Victor est un jeune homme confié, à la mort de son père, à une femme qui l'élèvera comme son fils, mais voici venu le temps de la séparation. Avant de se lancer dans l'aventure du travail, Victor doit passer quelques semaines dans la demeure perdue d'un vieil oncle qu'il ne connaît pas et autour duquel sa famille entretient un certain mystère.
Victor quitte les siens, parcourt les routes pendant de longues journées avant d'arriver au but, une ancienne abbaye isolée sur une île difficilement accessible. Il y sera tout d'abord très mal accueilli par cet oncle qui se révèle être un vieux grincheux maniaque. La fierté de Victor en prend un coup! Lui qui a toujours bénéficié de l'amour de sa soeur de lait et de sa mère adoptive, le voilà rejeté comme un vieux chien malade, par un homme qu'il ne connait pas aux habitudes quelque peu étranges.

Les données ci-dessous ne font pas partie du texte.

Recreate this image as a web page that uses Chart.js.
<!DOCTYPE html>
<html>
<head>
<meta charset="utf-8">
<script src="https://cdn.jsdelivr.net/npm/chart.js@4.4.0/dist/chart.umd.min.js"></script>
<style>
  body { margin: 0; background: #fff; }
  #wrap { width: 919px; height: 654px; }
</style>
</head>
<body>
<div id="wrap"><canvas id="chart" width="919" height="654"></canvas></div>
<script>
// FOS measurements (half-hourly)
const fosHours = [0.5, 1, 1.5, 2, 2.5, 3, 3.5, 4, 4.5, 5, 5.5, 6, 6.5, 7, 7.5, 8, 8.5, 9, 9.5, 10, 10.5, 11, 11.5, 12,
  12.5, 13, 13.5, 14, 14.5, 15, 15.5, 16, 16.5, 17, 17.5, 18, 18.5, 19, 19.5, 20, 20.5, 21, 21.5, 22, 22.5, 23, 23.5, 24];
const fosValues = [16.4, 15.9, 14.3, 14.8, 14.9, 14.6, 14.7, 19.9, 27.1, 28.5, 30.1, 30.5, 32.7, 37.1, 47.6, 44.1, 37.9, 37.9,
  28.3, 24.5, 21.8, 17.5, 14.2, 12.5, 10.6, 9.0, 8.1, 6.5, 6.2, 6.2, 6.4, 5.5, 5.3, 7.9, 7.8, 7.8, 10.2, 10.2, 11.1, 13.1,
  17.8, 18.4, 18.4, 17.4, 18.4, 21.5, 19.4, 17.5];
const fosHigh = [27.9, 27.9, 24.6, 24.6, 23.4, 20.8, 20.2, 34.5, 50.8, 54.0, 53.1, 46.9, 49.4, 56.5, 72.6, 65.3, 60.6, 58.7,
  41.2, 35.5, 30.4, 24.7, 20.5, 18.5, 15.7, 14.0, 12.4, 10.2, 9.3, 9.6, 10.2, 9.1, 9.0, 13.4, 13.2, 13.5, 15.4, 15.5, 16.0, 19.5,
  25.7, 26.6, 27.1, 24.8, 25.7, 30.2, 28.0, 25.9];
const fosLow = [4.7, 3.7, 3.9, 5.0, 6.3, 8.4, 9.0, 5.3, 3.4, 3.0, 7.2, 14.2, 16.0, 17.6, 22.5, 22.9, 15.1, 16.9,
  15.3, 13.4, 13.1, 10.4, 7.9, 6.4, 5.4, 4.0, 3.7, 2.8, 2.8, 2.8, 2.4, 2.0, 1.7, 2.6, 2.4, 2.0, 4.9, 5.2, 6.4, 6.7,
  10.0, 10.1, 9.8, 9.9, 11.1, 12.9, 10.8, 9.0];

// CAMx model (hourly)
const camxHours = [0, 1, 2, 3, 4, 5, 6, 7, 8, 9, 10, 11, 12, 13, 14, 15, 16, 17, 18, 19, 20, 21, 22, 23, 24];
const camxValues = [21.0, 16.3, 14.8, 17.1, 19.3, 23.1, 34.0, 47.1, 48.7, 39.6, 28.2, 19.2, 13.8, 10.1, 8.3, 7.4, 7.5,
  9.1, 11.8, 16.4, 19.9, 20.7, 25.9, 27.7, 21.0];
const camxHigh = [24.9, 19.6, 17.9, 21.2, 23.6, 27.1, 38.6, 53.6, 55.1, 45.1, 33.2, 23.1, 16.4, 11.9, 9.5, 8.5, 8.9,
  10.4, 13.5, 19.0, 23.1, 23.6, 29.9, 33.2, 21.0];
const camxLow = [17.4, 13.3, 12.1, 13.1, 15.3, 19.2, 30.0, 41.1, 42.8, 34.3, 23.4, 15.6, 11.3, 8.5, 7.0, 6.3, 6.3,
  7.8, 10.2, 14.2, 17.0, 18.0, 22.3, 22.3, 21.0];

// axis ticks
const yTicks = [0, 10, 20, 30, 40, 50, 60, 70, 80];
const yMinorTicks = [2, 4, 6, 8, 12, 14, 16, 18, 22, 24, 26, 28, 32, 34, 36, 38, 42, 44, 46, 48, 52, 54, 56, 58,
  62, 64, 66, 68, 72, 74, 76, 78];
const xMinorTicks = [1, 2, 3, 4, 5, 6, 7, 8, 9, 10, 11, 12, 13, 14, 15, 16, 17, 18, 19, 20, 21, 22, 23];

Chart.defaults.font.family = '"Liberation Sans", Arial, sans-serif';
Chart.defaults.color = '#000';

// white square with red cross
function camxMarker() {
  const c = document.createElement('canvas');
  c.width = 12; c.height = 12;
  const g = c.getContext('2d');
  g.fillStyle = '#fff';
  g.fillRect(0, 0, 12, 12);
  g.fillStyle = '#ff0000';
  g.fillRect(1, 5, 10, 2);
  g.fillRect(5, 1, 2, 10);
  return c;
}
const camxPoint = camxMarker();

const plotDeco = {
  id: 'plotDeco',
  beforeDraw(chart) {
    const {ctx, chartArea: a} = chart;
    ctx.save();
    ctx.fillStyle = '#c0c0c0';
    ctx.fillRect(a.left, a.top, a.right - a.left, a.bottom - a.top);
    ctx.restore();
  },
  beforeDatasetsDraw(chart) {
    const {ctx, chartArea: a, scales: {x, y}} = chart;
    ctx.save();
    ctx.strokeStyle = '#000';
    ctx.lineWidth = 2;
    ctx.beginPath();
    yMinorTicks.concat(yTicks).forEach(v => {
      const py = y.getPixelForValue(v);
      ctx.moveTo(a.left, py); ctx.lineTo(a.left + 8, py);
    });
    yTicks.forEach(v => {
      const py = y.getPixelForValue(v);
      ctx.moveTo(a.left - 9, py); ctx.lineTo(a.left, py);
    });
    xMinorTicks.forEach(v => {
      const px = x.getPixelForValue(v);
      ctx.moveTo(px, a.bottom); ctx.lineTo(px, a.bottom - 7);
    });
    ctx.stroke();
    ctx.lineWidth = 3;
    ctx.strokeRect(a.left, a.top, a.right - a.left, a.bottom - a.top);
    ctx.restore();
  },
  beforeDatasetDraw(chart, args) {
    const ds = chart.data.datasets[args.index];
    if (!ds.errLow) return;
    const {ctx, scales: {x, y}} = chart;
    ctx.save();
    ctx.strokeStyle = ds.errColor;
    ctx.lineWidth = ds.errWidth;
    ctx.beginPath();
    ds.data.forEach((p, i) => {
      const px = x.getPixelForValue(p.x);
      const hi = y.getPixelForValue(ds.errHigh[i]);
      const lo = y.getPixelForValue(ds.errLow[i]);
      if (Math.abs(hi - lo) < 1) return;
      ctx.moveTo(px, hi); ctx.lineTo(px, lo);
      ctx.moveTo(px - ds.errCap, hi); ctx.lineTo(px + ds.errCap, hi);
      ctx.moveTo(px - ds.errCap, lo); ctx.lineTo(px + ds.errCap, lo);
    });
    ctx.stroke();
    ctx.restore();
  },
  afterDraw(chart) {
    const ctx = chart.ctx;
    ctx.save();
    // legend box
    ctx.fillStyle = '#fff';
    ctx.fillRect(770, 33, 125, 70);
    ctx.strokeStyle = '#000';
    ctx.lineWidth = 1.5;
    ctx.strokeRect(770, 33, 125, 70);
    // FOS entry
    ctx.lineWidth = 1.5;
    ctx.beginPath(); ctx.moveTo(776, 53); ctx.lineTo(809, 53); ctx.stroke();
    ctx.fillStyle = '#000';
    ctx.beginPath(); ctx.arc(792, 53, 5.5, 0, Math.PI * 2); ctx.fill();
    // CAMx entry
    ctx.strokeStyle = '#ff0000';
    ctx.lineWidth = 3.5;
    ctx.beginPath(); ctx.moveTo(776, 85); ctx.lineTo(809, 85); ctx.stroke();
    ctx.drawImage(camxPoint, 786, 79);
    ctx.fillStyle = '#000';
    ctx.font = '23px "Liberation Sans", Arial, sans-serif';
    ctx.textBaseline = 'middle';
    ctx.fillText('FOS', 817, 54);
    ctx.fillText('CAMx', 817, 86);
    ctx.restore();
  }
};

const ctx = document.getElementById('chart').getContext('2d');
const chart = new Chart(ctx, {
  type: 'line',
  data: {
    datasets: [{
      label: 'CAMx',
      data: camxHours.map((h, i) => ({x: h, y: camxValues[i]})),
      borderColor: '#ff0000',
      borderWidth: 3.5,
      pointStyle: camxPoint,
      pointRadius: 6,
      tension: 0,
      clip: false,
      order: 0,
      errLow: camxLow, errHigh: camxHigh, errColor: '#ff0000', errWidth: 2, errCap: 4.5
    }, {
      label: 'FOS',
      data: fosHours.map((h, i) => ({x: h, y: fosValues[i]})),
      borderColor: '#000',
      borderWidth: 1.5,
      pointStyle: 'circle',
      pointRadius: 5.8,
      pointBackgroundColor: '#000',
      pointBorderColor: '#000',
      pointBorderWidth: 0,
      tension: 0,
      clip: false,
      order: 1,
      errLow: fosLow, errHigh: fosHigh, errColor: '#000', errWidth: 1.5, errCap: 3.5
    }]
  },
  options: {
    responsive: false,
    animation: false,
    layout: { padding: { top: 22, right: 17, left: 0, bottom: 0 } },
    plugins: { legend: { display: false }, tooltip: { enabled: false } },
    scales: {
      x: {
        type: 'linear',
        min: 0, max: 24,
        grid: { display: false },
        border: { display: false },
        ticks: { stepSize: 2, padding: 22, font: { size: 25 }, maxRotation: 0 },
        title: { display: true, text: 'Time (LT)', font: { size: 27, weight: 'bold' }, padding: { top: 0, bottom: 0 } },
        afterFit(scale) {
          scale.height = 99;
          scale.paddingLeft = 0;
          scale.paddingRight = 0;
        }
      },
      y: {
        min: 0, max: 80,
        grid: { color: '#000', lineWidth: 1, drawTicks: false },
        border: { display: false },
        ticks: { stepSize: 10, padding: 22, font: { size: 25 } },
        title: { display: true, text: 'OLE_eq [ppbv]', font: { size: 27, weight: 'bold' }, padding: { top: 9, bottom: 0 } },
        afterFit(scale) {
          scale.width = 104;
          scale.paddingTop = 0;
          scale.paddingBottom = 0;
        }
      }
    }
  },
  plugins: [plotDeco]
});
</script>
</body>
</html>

Progressivement, Victor prend ses habitudes sur l'île et apprend à observer le vieux bonhomme qui cache une profonde solitude derrière son animosité.
L'oncle et le neveu tentent de s'apprivoiser, sans véritable succès, mais cette démarche aura l'effet d'un déclencheur chez Victor, elle lui permettra de s'interroger sur les autres, sur les siens et sur lui-même. Terminée l'insouciance de la vie de jeune enfant choyé, la vie d'adulte s'ouvre à lui.

Fleuron de la littérature romantique allemande, ce texte d'Adalbert Stifter déborde de beauté narrative. Les paysages, superbement décrits, semblent réels à nos yeux et le caractère de son jeune héros est pratiquement palpable tant il est fait de rondeurs et de profondeur. Le style, simple et agréable, se lit avec fluidité, ce qui permet de garder l'esprit suffisamment vif pour entamer la réflexion autour des grands thèmes qui se dégagent de ce récit.
L'insouciance de la jeunesse, tout d'abord, qui tôt ou tard doit prendre fin avec les souffrances que l'on connaît. Stifter, pour aborder ce sujet, a choisi la voie de la séparation géographique, de l'errance obligée jusqu'à un vieil oncle acariâtre.
Début d'une seconde période pour le héros, celle de l'observation. Il n'est plus le centre du monde, il doit apprendre humilité et relativité, il est obligé de composer, avec ce nouvel entourage hostile et aussi avec le vide de sa nouvelle vie pendant laquelle il ne fait (au début) pas grand chose.
Vient ensuite le temps de l'apprentissage et de la découverte. Exploration des âmes et des secrets, découverte de ses réelles capacités et de ses facultés d'adaptation. Sans doute la période pendant laquelle Victor grandit le plus, transfiguration d'un personnage qui peu à peu devient homme et vivra, en adulte, une nouvelle séparation, celle qui le ramène chez lui, laissant un oncle fatigué proche de la mort livré à lui-même et à ses regrets.

C'est également le temps des questions: quelle vie adopter? Existe-t-il des garanties pour être sûr de ne pas se tromper, de faire le bon choix en posant des bases immuables? Privilégier le risque ou la sécurité?
A travers un texte romantique court en apparence facile, Adalbert Stifter pose des questions essentielles sur sa différence à autrui et la manière de conserver son identité.